Tips for Using Export to Civil View for 3ds Max

Refer to the following topic for tips about working with surfaces.

Surface Tracking for Animated Vehicles

One of the most popular features in Civil View is the ability to use intelligent relationships between animated vehicles and underlying road surfaces to help make sure that vehicles always cling to the surface of the road. Vehicles even react to any changes to the underlying road surface (for instance after a design change). This feature is known as surface tracking.

One of the downsides to using surface tracking is that it can have a detrimental effect on viewport performance. This problem can be exacerbated by the use of complex terrain surfaces and high numbers of vehicles. This is because when you playback animation in a 3ds Max viewport, these relationships have to be re-calculated for every vehicle at every frame of the animation.

Another consideration specific to Autodesk Civil 3D-derived projects is that the Export to Civil View for 3ds Max command generates separate corridor surfaces for each corridor region. Only one of these surfaces may be nominated as the parent surface for each animated vehicle (see illustration below).

Improving Efficiency of Surface Tracking by Using a Subassembly Link Corridor Surface

The performance of surface tracking has a direct relationship with the number of faces/triangles on the nominated parent surface. For each frame of animation, Civil View searches through every face of a parent surface until it finds the one that a vehicle is sitting on. Only then can it calculate the height and slope of the road surface that needs to be applied to the vehicle at that moment of time.

For best performance of surface tracking, use a parent surface which contains the fewest number of triangles/faces as possible, preferably just the triangles that each vehicle will encounter in the animation.

It is not generally necessary to manually create corridor surfaces in Autodesk Civil 3D. The Export to Civil View for 3ds Max command generates its own corridor surfaces during the export process using a user-specified link code filter. However, there are some instances where traditional Autodesk Civil 3D corridor surfaces can be useful.

In Autodesk Civil 3D, surfaces can be generated from corridors using a range of criteria. You can decide which subassembly link codes should be used to form the extent of the corridor surface geometry. This opens the possibility to generate a surface in Autodesk Civil 3D purely for surface tracking purposes in Civil View, based on just the subassembly links (see illustration below).

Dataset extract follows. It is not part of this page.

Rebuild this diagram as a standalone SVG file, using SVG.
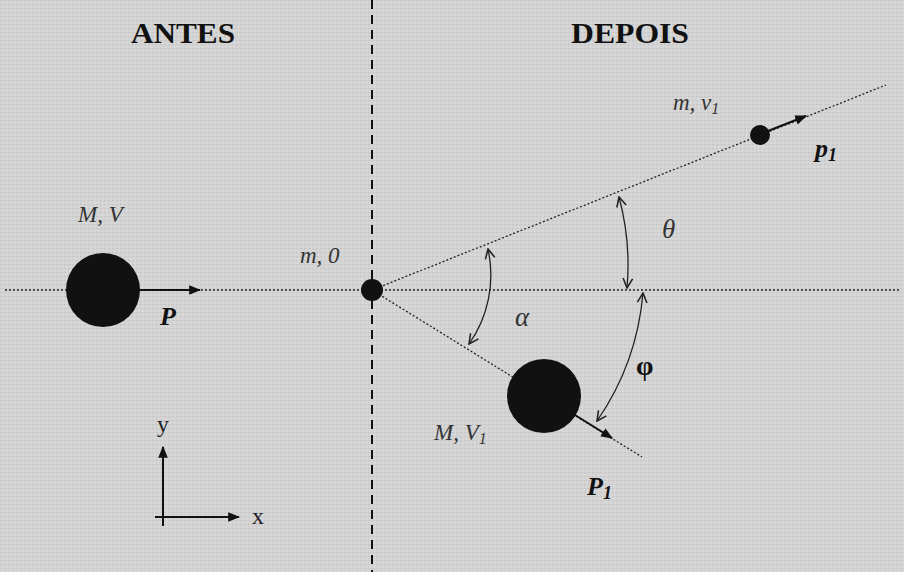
<svg xmlns="http://www.w3.org/2000/svg" width="904" height="572" viewBox="0 0 904 572">
<defs>
<style>
.dot{stroke:#222;stroke-width:1.3;stroke-dasharray:2 2;fill:none}
.dash{stroke:#111;stroke-width:2;stroke-dasharray:9 6;fill:none}
.vec{stroke:#111;stroke-width:2;fill:none}
.arc{stroke:#222;stroke-width:1.3;fill:none}
.ball{fill:#111}
.hdr{font-family:"Liberation Serif",serif;font-weight:bold;font-size:30px;fill:#111;text-anchor:middle}
.lbl{font-family:"Liberation Serif",serif;font-style:italic;font-size:23px;fill:#333}
.gr{font-family:"Liberation Serif",serif;font-style:italic;font-size:27px;fill:#333}
.vl{font-family:"Liberation Serif",serif;font-style:italic;font-weight:bold;font-size:26px;fill:#111}
.phi{font-family:"Liberation Serif",serif;font-weight:bold;font-size:28px;fill:#111}
.ax{font-family:"Liberation Serif",serif;font-size:24px;fill:#222}
</style>
<marker id="ah" viewBox="0 0 10 10" refX="9" refY="5" markerWidth="12" markerHeight="12" markerUnits="userSpaceOnUse" orient="auto">
<path d="M0,1 L10,5 L0,9 Z" fill="#111"/>
</marker>
<marker id="oa" viewBox="0 0 10 10" refX="9" refY="5" markerWidth="12" markerHeight="12" markerUnits="userSpaceOnUse" orient="auto-start-reverse">
<path d="M1,1 L9,5 L1,9" fill="none" stroke="#222" stroke-width="1.3"/>
</marker>
<pattern id="tex" width="4" height="4" patternUnits="userSpaceOnUse">
<rect width="4" height="4" fill="#d3d3d3"/>
<rect x="0" y="0" width="2" height="1" fill="#c6c6c6"/>
<rect x="2" y="2" width="1" height="2" fill="#dddddd"/>
</pattern>
</defs>
<rect width="904" height="572" fill="url(#tex)"/>
<g id="connectors">
<line class="dash" x1="372" y1="0" x2="372" y2="572"/>
<line class="dot" x1="5" y1="290" x2="900" y2="290"/>
<line class="dot" x1="372" y1="290" x2="886" y2="85"/>
<line class="dot" x1="372" y1="290" x2="642" y2="457"/>
<line class="vec" x1="138" y1="290" x2="200" y2="290" marker-end="url(#ah)"/>
<line class="vec" x1="768" y1="131" x2="806" y2="116" marker-end="url(#ah)"/>
<line class="vec" x1="575" y1="415" x2="612" y2="438" marker-end="url(#ah)"/>
<path class="arc" d="M488 249 A120 120 0 0 1 469 344" marker-start="url(#oa)" marker-end="url(#oa)"/>
<path class="arc" d="M619 197 A260 260 0 0 1 627 288" marker-start="url(#oa)" marker-end="url(#oa)"/>
<path class="arc" d="M643 293 A265 265 0 0 1 597 421" marker-start="url(#oa)" marker-end="url(#oa)"/>
<line class="vec" x1="163" y1="526" x2="163" y2="447" marker-end="url(#ah)"/>
<line class="vec" x1="155" y1="517" x2="239" y2="517" marker-end="url(#ah)"/>
</g>
<g id="headers">
<text class="hdr" x="183" y="43" textLength="104" lengthAdjust="spacingAndGlyphs">ANTES</text>
<text class="hdr" x="630" y="43" textLength="118" lengthAdjust="spacingAndGlyphs">DEPOIS</text>
</g>
<g id="ballM">
<circle class="ball" cx="103" cy="290" r="37"/>
<text class="lbl" x="78" y="222">M, V</text>
<text class="vl" x="160" y="325">P</text>
</g>
<g id="ballm">
<circle class="ball" cx="372" cy="290" r="11"/>
<text class="lbl" x="300" y="263">m, 0</text>
</g>
<g id="ballm1">
<circle class="ball" cx="760" cy="135" r="10"/>
<text class="lbl" x="673" y="110">m, v<tspan font-size="16" dy="4">1</tspan></text>
<text class="vl" x="815" y="157">p<tspan font-size="18" dy="4">1</tspan></text>
</g>
<g id="ballM1">
<circle class="ball" cx="544" cy="396" r="37"/>
<text class="lbl" x="434" y="440">M, V<tspan font-size="16" dy="4">1</tspan></text>
<text class="vl" x="587" y="495">P<tspan font-size="18" dy="4">1</tspan></text>
</g>
<g id="angles">
<text class="gr" x="662" y="238">θ</text>
<text class="gr" x="515" y="326">α</text>
<text class="phi" x="636" y="375">φ</text>
</g>
<g id="axes">
<text class="ax" x="157" y="432">y</text>
<text class="ax" x="252" y="524">x</text>
</g>
</svg>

Upon import into Civil View, this surface may then be hidden so that it is not visible in rendered output or in the viewports.

Because traditional corridor surfaces in Autodesk Civil 3D are generated for the entire length of the corridor (including all corridor regions) this also solves the per-region surface problem described above.

Using this approach, although all vehicles will be tracking a different surface to the one that you see in any rendered output, any design changes to the corridor in Autodesk Civil 3D will cause all related surfaces to be updated in Civil View, including this dedicated hidden surface for vehicle surface tracking.